RECORD EXTRACTS:

— START —

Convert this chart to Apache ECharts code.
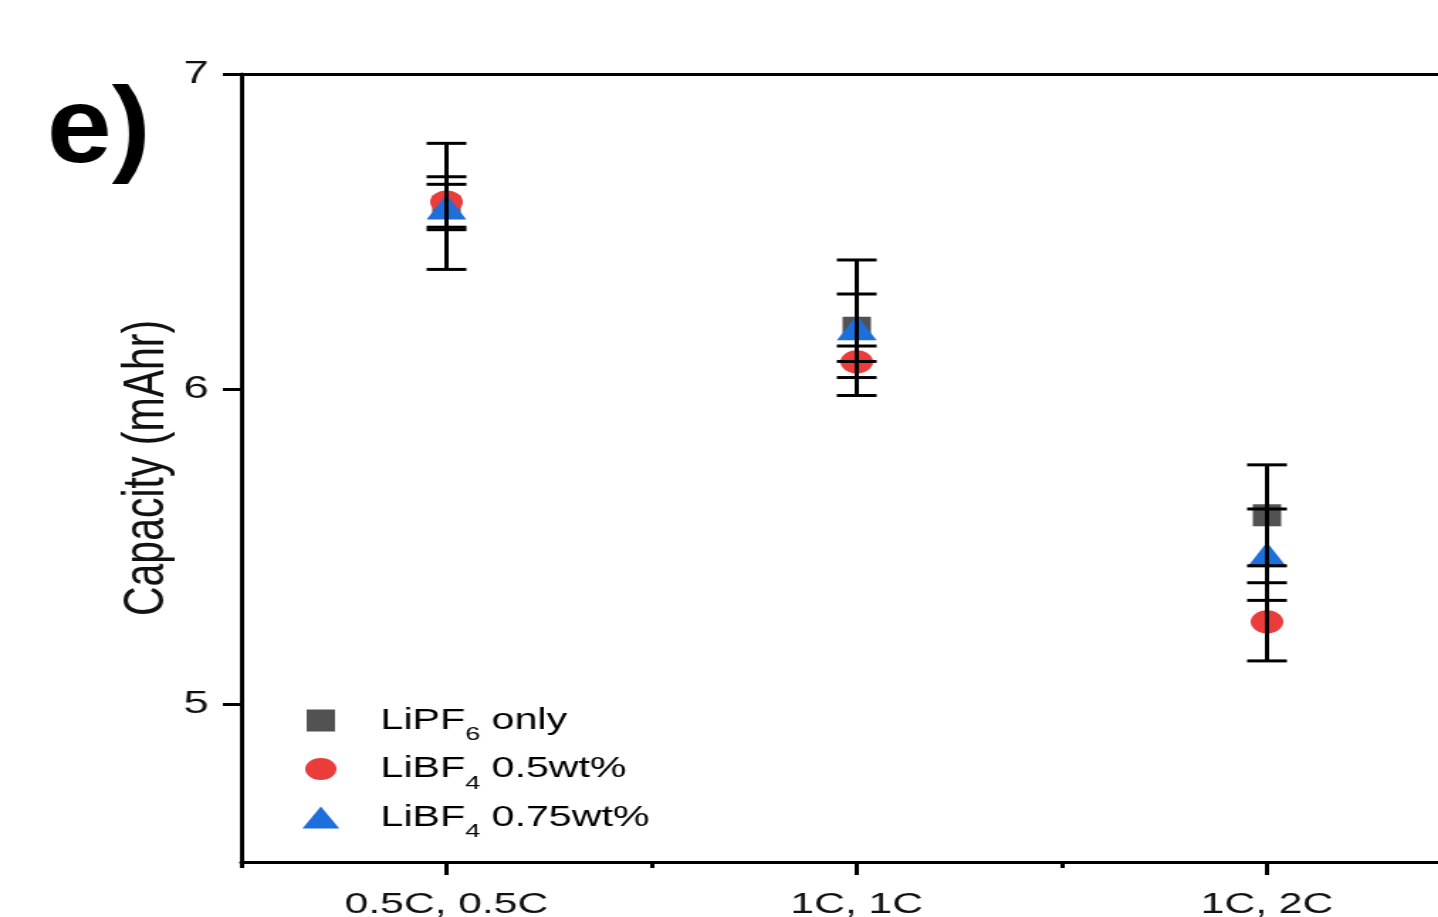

— END —
— START —

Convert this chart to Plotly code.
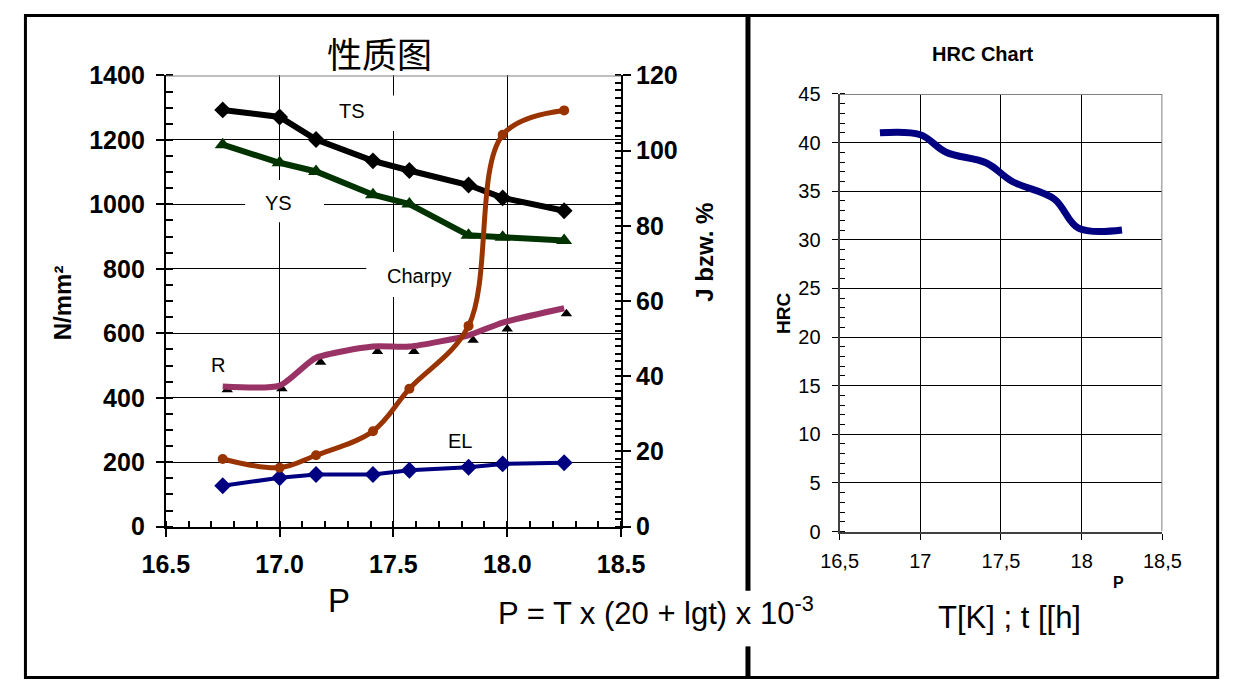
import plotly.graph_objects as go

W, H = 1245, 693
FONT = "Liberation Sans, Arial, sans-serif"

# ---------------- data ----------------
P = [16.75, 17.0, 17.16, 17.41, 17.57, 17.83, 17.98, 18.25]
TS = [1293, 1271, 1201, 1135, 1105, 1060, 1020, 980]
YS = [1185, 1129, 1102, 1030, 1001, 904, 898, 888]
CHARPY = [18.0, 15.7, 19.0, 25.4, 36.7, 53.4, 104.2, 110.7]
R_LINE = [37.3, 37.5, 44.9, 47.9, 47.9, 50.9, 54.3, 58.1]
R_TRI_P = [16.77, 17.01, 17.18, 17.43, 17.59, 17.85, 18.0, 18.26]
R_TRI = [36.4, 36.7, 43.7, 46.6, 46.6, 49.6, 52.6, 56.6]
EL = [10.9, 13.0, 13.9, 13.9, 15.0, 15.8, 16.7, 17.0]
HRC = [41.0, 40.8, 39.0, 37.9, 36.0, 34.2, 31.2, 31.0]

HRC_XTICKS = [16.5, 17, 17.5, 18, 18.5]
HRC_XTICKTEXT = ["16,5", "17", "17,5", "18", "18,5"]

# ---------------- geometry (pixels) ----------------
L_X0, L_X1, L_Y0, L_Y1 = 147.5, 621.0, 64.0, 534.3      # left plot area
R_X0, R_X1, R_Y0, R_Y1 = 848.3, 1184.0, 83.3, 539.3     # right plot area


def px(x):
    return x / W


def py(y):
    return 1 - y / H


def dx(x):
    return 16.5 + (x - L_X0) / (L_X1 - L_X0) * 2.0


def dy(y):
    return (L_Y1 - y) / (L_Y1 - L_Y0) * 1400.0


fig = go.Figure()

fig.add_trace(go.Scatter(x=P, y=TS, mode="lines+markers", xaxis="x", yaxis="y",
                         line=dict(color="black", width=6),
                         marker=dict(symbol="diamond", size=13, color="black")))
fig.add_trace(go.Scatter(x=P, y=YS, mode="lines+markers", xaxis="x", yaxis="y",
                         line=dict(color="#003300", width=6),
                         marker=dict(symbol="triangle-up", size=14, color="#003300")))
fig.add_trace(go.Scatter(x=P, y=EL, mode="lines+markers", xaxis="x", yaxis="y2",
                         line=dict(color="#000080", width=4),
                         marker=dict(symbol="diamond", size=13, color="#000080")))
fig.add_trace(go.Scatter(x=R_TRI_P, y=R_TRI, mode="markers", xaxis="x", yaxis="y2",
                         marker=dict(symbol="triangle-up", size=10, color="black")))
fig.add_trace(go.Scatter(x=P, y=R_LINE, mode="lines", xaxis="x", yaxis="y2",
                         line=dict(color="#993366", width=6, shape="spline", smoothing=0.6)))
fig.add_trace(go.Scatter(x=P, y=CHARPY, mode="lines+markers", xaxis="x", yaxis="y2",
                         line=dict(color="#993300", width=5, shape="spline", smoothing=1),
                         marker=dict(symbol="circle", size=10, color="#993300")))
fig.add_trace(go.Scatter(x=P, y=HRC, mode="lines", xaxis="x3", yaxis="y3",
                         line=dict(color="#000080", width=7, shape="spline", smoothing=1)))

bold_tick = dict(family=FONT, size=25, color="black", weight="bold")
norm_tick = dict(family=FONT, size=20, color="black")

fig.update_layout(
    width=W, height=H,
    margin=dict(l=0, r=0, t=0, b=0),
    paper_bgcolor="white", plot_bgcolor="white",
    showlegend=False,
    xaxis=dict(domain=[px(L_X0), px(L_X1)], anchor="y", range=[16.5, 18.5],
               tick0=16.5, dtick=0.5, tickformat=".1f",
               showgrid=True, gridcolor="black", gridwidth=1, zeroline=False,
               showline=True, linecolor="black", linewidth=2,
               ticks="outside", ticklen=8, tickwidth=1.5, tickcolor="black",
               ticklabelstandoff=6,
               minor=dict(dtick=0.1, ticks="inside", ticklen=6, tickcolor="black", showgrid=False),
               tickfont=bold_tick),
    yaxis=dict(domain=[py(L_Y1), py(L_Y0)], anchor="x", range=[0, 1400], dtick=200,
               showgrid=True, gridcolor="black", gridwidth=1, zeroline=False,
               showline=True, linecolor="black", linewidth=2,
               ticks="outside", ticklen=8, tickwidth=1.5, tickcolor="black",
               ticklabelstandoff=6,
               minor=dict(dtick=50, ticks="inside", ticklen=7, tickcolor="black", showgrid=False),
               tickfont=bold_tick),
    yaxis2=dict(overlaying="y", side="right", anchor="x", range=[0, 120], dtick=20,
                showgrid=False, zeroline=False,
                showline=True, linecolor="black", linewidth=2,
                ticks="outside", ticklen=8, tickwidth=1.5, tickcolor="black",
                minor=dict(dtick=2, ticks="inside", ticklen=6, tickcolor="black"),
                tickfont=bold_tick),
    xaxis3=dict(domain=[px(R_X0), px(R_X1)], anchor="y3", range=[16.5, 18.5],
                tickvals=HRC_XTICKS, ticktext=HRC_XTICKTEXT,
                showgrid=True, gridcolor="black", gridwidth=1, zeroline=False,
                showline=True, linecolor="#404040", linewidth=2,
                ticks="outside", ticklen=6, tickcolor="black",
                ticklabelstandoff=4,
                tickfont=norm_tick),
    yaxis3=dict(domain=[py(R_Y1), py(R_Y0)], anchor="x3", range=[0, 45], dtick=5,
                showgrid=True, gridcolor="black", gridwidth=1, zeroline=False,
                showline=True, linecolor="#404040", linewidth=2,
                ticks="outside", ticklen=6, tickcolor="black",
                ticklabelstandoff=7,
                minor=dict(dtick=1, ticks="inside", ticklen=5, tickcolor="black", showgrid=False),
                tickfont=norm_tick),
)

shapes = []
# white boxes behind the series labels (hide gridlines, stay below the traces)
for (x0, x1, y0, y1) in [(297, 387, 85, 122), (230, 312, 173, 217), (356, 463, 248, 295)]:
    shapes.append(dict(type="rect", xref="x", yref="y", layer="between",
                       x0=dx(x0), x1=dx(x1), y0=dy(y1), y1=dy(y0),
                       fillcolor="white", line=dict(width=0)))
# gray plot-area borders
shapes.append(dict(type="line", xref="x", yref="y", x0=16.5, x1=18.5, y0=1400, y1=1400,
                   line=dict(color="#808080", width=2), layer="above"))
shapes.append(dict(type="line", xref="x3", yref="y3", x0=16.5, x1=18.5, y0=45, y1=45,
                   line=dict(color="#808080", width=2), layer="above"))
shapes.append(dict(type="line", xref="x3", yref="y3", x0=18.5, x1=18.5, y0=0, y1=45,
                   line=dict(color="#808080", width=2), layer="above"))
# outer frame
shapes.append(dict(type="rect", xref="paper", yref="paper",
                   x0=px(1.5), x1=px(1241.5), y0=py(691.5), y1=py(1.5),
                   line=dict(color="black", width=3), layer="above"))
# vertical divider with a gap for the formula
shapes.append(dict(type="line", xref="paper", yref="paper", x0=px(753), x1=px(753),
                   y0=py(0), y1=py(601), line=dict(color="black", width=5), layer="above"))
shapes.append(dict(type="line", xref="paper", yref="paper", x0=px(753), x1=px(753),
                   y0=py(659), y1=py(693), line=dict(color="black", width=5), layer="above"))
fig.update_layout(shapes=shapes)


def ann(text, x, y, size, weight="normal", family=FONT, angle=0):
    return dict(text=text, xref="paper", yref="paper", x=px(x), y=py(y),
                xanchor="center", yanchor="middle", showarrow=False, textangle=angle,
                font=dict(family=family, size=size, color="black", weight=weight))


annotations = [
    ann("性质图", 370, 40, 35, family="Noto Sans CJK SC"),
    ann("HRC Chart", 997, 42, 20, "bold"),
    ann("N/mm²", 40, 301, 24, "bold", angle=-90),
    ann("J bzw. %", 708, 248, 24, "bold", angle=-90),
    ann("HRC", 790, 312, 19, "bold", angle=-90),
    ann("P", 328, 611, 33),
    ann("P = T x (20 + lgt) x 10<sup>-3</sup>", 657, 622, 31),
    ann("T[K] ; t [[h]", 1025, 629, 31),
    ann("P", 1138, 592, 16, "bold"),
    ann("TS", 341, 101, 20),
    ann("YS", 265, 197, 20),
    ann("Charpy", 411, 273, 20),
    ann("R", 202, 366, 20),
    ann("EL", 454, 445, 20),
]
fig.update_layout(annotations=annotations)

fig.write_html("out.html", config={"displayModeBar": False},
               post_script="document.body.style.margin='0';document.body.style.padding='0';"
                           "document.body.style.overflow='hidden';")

— END —
— START —

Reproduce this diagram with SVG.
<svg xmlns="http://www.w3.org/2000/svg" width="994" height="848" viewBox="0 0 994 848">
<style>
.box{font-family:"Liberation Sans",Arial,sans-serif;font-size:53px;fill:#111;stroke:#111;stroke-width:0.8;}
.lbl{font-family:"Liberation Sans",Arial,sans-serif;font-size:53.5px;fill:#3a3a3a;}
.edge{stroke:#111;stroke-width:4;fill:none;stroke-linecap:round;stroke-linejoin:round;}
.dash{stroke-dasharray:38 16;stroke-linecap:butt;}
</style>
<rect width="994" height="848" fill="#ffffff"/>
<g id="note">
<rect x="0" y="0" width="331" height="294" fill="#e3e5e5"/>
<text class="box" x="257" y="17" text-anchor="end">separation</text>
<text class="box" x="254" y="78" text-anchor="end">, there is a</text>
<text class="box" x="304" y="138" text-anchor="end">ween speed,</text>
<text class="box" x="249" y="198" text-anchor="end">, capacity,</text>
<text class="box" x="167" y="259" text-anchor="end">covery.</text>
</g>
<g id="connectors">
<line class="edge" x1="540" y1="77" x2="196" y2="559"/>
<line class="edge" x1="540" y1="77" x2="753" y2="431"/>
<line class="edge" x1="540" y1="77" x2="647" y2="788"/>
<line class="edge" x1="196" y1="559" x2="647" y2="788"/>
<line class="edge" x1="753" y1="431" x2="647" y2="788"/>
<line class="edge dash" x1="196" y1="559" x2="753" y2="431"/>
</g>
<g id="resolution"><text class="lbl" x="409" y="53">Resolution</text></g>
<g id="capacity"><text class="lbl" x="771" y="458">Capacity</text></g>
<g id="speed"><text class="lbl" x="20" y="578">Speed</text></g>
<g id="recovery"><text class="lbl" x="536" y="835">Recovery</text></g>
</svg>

— END —

YOUR TASK:
From the entries above, copy every line containing the word "with".

WRITTEN REPLY:
# vertical divider with a gap for the formula
Reproduce this diagram with SVG.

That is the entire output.